Exercise inputs
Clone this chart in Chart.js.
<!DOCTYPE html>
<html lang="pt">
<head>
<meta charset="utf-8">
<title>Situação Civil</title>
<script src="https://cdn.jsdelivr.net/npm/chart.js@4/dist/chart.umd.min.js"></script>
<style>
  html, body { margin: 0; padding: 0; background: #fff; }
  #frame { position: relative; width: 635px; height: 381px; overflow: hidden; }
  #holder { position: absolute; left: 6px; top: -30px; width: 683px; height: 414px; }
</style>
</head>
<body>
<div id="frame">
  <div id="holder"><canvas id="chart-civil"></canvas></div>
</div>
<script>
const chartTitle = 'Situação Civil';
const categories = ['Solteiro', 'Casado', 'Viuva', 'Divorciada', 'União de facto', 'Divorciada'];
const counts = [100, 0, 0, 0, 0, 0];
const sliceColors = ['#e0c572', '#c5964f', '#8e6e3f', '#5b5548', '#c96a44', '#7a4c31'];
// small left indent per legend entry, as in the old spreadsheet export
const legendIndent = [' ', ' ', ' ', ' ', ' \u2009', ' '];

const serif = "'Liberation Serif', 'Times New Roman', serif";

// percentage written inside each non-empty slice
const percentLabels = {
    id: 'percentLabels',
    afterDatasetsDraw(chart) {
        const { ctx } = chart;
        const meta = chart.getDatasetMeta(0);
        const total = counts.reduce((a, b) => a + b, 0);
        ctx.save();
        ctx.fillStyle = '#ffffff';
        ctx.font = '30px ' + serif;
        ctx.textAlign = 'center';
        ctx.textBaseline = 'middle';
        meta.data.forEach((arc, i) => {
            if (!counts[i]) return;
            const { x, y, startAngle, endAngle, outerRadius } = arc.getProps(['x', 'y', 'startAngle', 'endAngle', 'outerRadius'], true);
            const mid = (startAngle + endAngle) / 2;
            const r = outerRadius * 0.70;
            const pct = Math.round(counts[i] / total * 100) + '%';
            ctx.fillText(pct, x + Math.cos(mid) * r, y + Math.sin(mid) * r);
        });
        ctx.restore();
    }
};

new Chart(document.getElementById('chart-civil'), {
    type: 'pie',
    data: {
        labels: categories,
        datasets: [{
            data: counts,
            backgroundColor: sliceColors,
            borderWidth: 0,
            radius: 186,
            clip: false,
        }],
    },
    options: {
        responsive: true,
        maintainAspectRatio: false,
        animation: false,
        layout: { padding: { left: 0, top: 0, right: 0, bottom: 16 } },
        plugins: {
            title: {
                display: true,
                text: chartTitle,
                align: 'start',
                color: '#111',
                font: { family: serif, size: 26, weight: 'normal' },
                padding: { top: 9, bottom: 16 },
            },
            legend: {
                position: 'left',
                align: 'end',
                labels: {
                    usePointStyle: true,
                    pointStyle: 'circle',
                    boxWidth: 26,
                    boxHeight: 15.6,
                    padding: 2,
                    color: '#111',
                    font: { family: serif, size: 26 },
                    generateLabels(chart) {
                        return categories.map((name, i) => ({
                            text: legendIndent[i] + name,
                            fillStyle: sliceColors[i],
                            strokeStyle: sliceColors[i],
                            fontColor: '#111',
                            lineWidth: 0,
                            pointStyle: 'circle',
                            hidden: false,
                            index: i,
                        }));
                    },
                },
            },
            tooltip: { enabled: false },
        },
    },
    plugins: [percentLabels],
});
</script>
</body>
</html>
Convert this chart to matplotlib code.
--
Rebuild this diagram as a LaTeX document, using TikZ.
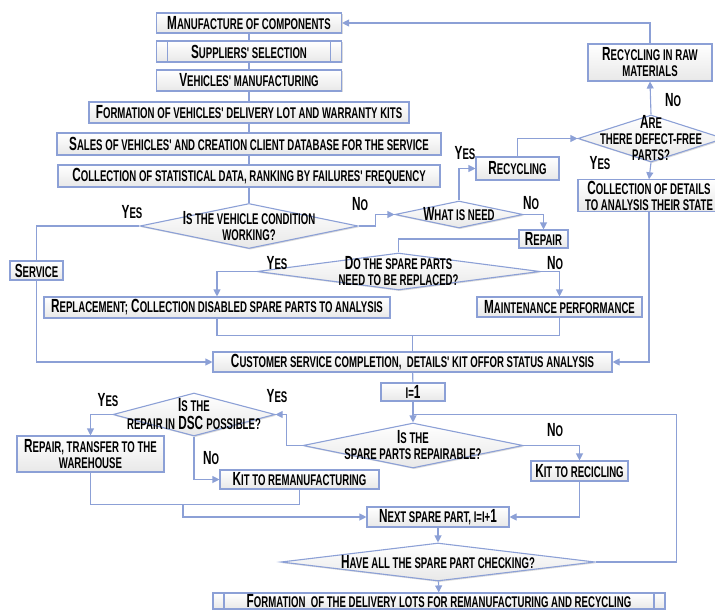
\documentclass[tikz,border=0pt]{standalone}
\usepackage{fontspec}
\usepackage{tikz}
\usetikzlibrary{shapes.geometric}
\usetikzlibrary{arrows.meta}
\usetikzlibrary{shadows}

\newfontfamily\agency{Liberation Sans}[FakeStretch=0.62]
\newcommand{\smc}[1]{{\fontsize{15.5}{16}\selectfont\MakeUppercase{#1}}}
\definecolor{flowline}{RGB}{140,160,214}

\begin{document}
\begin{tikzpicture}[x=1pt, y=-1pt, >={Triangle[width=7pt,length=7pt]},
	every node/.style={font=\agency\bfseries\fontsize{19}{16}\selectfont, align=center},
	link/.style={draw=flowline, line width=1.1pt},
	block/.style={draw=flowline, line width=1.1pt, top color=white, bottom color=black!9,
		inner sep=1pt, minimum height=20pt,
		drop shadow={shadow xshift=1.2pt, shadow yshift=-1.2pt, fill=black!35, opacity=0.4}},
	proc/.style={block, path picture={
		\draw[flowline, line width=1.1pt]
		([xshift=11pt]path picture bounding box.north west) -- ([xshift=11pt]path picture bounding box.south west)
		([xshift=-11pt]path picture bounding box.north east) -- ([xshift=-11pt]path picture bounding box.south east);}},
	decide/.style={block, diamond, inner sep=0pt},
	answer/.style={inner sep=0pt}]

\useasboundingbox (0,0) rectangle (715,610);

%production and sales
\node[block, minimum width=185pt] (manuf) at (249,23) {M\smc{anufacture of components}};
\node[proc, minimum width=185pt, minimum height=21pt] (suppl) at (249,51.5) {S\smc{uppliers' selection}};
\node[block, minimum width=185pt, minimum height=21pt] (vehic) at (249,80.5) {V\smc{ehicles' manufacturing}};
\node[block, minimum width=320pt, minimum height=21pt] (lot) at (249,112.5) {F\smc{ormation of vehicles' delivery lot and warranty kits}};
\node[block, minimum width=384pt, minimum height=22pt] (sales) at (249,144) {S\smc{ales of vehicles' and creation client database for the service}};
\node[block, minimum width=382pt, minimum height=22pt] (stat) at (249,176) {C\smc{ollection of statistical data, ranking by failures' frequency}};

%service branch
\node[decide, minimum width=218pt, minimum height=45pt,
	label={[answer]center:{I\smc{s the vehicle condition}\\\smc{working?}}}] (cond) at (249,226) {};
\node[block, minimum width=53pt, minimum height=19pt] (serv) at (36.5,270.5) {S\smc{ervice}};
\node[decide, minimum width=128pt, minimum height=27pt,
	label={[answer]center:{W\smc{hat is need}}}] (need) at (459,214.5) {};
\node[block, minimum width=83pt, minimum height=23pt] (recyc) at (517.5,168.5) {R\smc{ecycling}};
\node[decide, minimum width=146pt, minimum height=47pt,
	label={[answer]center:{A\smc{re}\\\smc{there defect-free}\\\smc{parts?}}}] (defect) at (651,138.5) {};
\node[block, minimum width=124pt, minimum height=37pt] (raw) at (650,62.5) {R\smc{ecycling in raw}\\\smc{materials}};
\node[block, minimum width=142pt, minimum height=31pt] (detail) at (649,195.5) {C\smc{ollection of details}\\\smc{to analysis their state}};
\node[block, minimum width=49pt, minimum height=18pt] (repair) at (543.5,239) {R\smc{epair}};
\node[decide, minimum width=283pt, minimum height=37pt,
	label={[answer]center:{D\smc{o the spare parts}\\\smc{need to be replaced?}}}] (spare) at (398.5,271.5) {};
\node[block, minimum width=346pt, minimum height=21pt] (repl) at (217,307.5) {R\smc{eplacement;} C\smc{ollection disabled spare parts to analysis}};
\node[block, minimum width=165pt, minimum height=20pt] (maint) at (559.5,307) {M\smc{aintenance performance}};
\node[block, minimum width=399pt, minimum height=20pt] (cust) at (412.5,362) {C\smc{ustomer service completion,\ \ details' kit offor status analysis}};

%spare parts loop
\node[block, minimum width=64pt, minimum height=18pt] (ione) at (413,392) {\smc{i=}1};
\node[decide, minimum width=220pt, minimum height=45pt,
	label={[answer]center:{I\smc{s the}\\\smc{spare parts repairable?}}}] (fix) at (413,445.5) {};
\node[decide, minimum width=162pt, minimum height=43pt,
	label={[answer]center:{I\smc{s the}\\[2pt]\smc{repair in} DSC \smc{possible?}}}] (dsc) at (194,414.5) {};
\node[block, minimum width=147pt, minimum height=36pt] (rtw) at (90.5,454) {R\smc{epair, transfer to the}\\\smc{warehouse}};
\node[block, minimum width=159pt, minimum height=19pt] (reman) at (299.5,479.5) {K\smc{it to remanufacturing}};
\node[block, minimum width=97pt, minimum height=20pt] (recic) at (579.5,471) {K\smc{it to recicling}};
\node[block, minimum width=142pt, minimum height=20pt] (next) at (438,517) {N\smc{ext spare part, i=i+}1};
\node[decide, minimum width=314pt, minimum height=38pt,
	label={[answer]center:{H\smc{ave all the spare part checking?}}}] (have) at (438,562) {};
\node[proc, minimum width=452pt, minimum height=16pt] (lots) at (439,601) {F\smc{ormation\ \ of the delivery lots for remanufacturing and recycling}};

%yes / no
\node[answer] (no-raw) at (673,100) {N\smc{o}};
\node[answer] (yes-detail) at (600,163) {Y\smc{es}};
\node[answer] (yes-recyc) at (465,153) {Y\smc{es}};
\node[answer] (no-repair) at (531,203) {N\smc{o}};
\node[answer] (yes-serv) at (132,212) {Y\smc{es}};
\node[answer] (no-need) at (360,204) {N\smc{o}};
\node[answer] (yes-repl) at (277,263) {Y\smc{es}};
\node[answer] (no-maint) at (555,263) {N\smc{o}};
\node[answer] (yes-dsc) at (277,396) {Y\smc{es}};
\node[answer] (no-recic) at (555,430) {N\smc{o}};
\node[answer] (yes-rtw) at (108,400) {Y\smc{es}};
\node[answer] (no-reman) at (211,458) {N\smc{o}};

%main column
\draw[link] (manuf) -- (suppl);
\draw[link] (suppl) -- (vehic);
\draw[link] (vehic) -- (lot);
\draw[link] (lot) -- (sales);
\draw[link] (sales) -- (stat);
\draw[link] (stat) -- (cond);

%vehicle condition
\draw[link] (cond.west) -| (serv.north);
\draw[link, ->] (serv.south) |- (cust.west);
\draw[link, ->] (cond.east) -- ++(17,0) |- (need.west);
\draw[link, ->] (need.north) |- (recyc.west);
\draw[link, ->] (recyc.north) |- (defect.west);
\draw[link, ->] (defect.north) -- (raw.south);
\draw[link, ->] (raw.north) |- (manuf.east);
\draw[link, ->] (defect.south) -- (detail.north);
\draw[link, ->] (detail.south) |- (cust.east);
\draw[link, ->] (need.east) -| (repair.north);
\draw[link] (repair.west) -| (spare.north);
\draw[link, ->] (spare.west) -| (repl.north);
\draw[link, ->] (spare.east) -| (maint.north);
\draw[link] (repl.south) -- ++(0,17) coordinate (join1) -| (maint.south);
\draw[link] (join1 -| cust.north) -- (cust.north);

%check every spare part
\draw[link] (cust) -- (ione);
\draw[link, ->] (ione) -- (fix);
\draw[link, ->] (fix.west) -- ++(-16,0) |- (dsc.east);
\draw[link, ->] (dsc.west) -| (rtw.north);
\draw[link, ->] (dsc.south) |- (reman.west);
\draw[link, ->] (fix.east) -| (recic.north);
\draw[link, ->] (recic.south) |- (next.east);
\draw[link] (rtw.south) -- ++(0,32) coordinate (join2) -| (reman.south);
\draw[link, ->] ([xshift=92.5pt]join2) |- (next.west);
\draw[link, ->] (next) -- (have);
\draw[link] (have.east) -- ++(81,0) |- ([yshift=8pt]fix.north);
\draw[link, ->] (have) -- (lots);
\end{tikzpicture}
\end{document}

Work required
Pick out the part that begins with the line containing "Rebuild this diagram" and finishes with the line containing "(0,0) rectangle (715,610);", both included. Restate it exactly, without images.

Full output
Rebuild this diagram as a LaTeX document, using TikZ.
\documentclass[tikz,border=0pt]{standalone}
\usepackage{fontspec}
\usepackage{tikz}
\usetikzlibrary{shapes.geometric}
\usetikzlibrary{arrows.meta}
\usetikzlibrary{shadows}

\newfontfamily\agency{Liberation Sans}[FakeStretch=0.62]
\newcommand{\smc}[1]{{\fontsize{15.5}{16}\selectfont\MakeUppercase{#1}}}
\definecolor{flowline}{RGB}{140,160,214}

\begin{document}
\begin{tikzpicture}[x=1pt, y=-1pt, >={Triangle[width=7pt,length=7pt]},
	every node/.style={font=\agency\bfseries\fontsize{19}{16}\selectfont, align=center},
	link/.style={draw=flowline, line width=1.1pt},
	block/.style={draw=flowline, line width=1.1pt, top color=white, bottom color=black!9,
		inner sep=1pt, minimum height=20pt,
		drop shadow={shadow xshift=1.2pt, shadow yshift=-1.2pt, fill=black!35, opacity=0.4}},
	proc/.style={block, path picture={
		\draw[flowline, line width=1.1pt]
		([xshift=11pt]path picture bounding box.north west) -- ([xshift=11pt]path picture bounding box.south west)
		([xshift=-11pt]path picture bounding box.north east) -- ([xshift=-11pt]path picture bounding box.south east);}},
	decide/.style={block, diamond, inner sep=0pt},
	answer/.style={inner sep=0pt}]

\useasboundingbox (0,0) rectangle (715,610);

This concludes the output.